One unfortunate theme running through arguments against US intervention in general is that of "ancient hatreds"--the idea that just because a given Third World state is corrupt, superstitious, and fractured at one point in time it has been that way since the dawn of recorded time and will continue to be so forever. In a review of a Allied intel officer's World War II memoir of occupied Naples, Kenneth Payne at Kings of War notes the parallels to Iraq and Afghanistan:
So are Italians naturally uncivilized? Anyone with a passing grasp of history gained from watching History Channel, PBS, and National Geographic can tell you otherwise. Furthermore, the US bore some responsibility for the mess through the both accidental and purposeful re-importing of criminal syndicates that Mussolini had largely crushed in his rise to power. We should debate the costs and benefits of stability operations missions, but make extra effort to refrain from the 19th century colonialist idea that peoples living in failed states are unusually rapacious and incapable of governing themselves.
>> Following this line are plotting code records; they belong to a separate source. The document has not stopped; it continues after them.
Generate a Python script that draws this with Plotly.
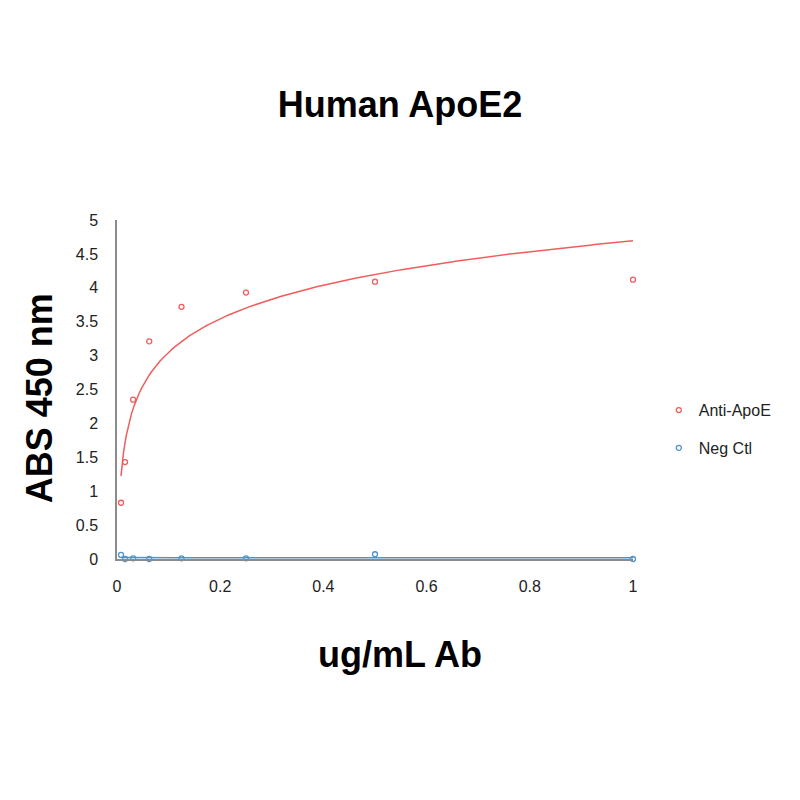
import numpy as np
import plotly.graph_objects as go

# antibody concentration (ug/mL)
conc = [0.0078, 0.0156, 0.03125, 0.0625, 0.125, 0.25, 0.5, 1.0]
anti_apoe = [0.83, 1.43, 2.35, 3.21, 3.72, 3.93, 4.09, 4.12]
neg_ctl = [0.06, 0.0, 0.01, 0.0, 0.01, 0.01, 0.07, 0.0]

red = '#f25c5c'
blue = '#4f94c8'


def log_trend(x, y):
    # Excel style logarithmic trendline
    a, b = np.polyfit(np.log(x), y, 1)
    xs = np.linspace(min(x), max(x), 200)
    return xs, a * np.log(xs) + b


fig = go.Figure()
for name, ys, col in [('Anti-ApoE', anti_apoe, red), ('Neg Ctl', neg_ctl, blue)]:
    tx, ty = log_trend(conc, ys)
    fig.add_trace(go.Scatter(x=tx, y=ty, mode='lines', line=dict(color=col, width=1.5),
                             showlegend=False, hoverinfo='skip', cliponaxis=False))
    fig.add_trace(go.Scatter(x=conc, y=ys, mode='markers', name=name, legendgroup=name,
                             cliponaxis=False,
                             marker=dict(symbol='circle-open', size=5, color=col, line=dict(width=1.3))))

big = dict(family='Liberation Sans, Arial', size=36, color='black')
tick_font = dict(family='Liberation Sans, Arial', size=16, color='#222')
# page body adds 8px offset, so margins are shifted to compensate
fig.update_layout(
    width=800, height=800,
    paper_bgcolor='white', plot_bgcolor='white',
    margin=dict(l=109, r=175, t=212, b=249),
    title=dict(text='<b>Human ApoE2</b>', x=0.49, xanchor='center', y=0.879, yanchor='middle', font=big),
    xaxis=dict(range=[0, 1], tickvals=[0, 0.2, 0.4, 0.6, 0.8, 1], ticktext=['0', '0.2', '0.4', '0.6', '0.8', '1'],
               showgrid=False, zeroline=False, showline=True, linecolor='#8c8c8c', linewidth=1.5,
               tickfont=tick_font, ticks='', ticklabelstandoff=12),
    yaxis=dict(range=[0, 5], dtick=0.5, showgrid=False, zeroline=False, showline=True,
               linecolor='#8c8c8c', linewidth=1.5, tickfont=tick_font, ticks='', ticklabelstandoff=14),
    legend=dict(x=1.05, y=0.383, xanchor='left', yanchor='middle', font=tick_font,
                itemsizing='trace', tracegroupgap=14, bgcolor='rgba(0,0,0,0)'),
    annotations=[
        dict(text='<b>ug/mL Ab</b>', xref='paper', yref='paper', x=0.549, y=-0.283,
             xanchor='center', yanchor='middle', showarrow=False, font=big),
        dict(text='<b>ABS 450 nm</b>', xref='paper', yref='paper', x=-0.15, y=0.473,
             xanchor='center', yanchor='middle', textangle=-90, showarrow=False, font=big),
    ],
)

fig.write_html("out.html")
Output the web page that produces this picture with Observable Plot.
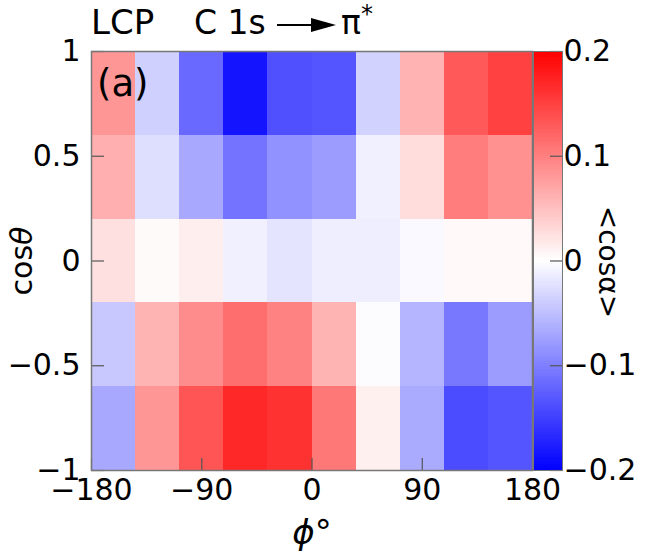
<!DOCTYPE html>
<html><head><meta charset="utf-8">
<script src="https://cdn.jsdelivr.net/npm/d3@7"></script>
<script src="https://cdn.jsdelivr.net/npm/@observablehq/plot@0.6"></script>
<style>
body{margin:0;background:#fff;}
#wrap{position:relative;width:646px;height:559px;background:#fff;}
#wrap svg{position:absolute;left:0;top:0;}
</style></head><body><div id="wrap"></div>
<script>
// bin edges
const phiEdges = [-180,-144,-108,-72,-36,0,36,72,108,144,180];
const cosEdges = [-1,-0.6,-0.2,0.2,0.6,1];
// <cos alpha> per cell, one array per cos(theta) row, bottom to top
const rowM10_M06 = [-0.068, 0.082, 0.133, 0.169, 0.161, 0.106, 0.012,-0.067,-0.141,-0.133];
const rowM06_M02 = [-0.043, 0.059, 0.090, 0.114, 0.098, 0.059,-0.002,-0.059,-0.106,-0.078];
const rowM02_P02 = [ 0.024, 0.004, 0.013,-0.012,-0.021,-0.013,-0.013,-0.005, 0.005, 0.005];
const rowP02_P06 = [ 0.063,-0.026,-0.068,-0.110,-0.086,-0.078,-0.012, 0.027, 0.102, 0.086];
const rowP06_P10 = [ 0.082,-0.037,-0.118,-0.184,-0.137,-0.133,-0.035, 0.060, 0.130, 0.149];
const rows = [rowM10_M06, rowM06_M02, rowM02_P02, rowP02_P06, rowP06_P10];
const xTicks = [-180,-90,0,90,180];
const yTicks = [-1,-0.5,0,0.5,1];
const zTicks = [-0.2,-0.1,0,0.1,0.2];

const cells = [];
rows.forEach((r, j) => r.forEach((v, i) => cells.push({
  x1: phiEdges[i], x2: phiEdges[i+1], y1: cosEdges[j], y2: cosEdges[j+1], v
})));

const W = 646, H = 559, mT = 51, mB = 89;
const mL = 91, mR = 114;           // main panel
const cbL = 533, cbR = 84;         // colour bar
const frameW = W - mL - mR, frameH = H - mT - mB, cbW = W - cbL - cbR;
const fmt = d3.format("~g");
const FONT = "DejaVu Sans";
const colorOpts = {type: "linear", domain: [-0.2, 0, 0.2], range: ["#0000ff", "#ffffff", "#ff0000"], interpolate: "rgb", clamp: true};

const main = Plot.plot({
  width: W, height: H, marginLeft: mL, marginRight: mR, marginTop: mT, marginBottom: mB,
  style: {fontFamily: FONT, fontSize: "30px", color: "#000", background: "#fff"},
  x: {domain: [-180, 180], ticks: xTicks, tickSize: 0, tickPadding: 8, tickFormat: fmt, label: null},
  y: {domain: [-1, 1], ticks: yTicks, tickSize: 0, tickPadding: 11, tickFormat: fmt, label: null},
  color: colorOpts,
  marks: [
    Plot.rect(cells, {x1: "x1", x2: "x2", y1: "y1", y2: "y2", fill: "v", shapeRendering: "crispEdges"}),
    Plot.ruleX(xTicks, {insetTop: frameH - 12, stroke: "#555", strokeWidth: 1.2}),
    Plot.ruleY(yTicks, {insetRight: frameW - 13, stroke: "#555", strokeWidth: 1.2}),
    Plot.frame({stroke: "#777", strokeWidth: 1.5})
  ]
});

const steps = d3.range(200).map(i => -0.2 + i * 0.002);
const bar = Plot.plot({
  width: W, height: H, marginLeft: cbL, marginRight: cbR, marginTop: mT, marginBottom: mB,
  style: {fontFamily: FONT, fontSize: "30px", color: "#000", background: "transparent"},
  x: {domain: [0, 1], axis: null},
  y: {domain: [-0.2, 0.2], ticks: zTicks, axis: "right", tickSize: 0, tickPadding: 1, tickFormat: fmt, label: null},
  color: colorOpts,
  marks: [
    Plot.rect(steps, {x1: 0, x2: 1, y1: d => d, y2: d => d + 0.002, fill: d => d + 0.001, shapeRendering: "crispEdges"}),
    Plot.ruleY(zTicks, {insetLeft: cbW - 12, stroke: "#555", strokeWidth: 1.2}),
    Plot.frame({stroke: "#777", strokeWidth: 1})
  ]
});

const wrap = document.getElementById("wrap");
wrap.appendChild(main);
wrap.appendChild(bar);

// annotations: title, panel tag, axis titles
const NS = "http://www.w3.org/2000/svg";
const ann = document.createElementNS(NS, "svg");
ann.setAttribute("width", W); ann.setAttribute("height", H);
ann.setAttribute("font-family", FONT);
ann.innerHTML = `
  <text x="91" y="34" font-size="34">LCP</text>
  <text x="194" y="34" font-size="33">C 1s</text>
  <line x1="277" y1="25" x2="316" y2="25" stroke="#000" stroke-width="2.2"/>
  <polygon points="311,18 336,25 311,32" fill="#000"/>
  <text x="341" y="34" font-size="33">π<tspan font-size="24" dy="-12">*</tspan></text>
  <text x="97" y="96" font-size="37">(a)</text>
  <text x="312" y="544" font-size="34" text-anchor="middle"><tspan font-style="italic">ϕ</tspan>°</text>
  <text transform="translate(32,261) rotate(-90)" font-size="30" text-anchor="middle">cos<tspan font-style="italic">θ</tspan></text>
  <text transform="translate(599,262) rotate(90)" font-size="28" text-anchor="middle">&lt;cosα&gt;</text>
`;
wrap.appendChild(ann);
</script>
</body></html>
"Criminality is rampant – military and medical provisions are lifted straight off the ship, copper wire is no sooner installed than stolen. Pervasive corruption extends to the provisional government, whose officials are deeply complicit in the huge black market. Armed groups patrol the countryside, raiding convoys and villages. Allied soldiers, in this case rapacious Moroccans, are captured by locals, tortured and decapitated. Flagellants march through the streets, beating their bloodied chests. Nascent democracy, imposed by the allies, produces great political fragmentation, extremist ideas, and politicized religion – nuns distribute bread in exchange for votes. Rumour and superstition are rife, as are hunger, disease and poverty."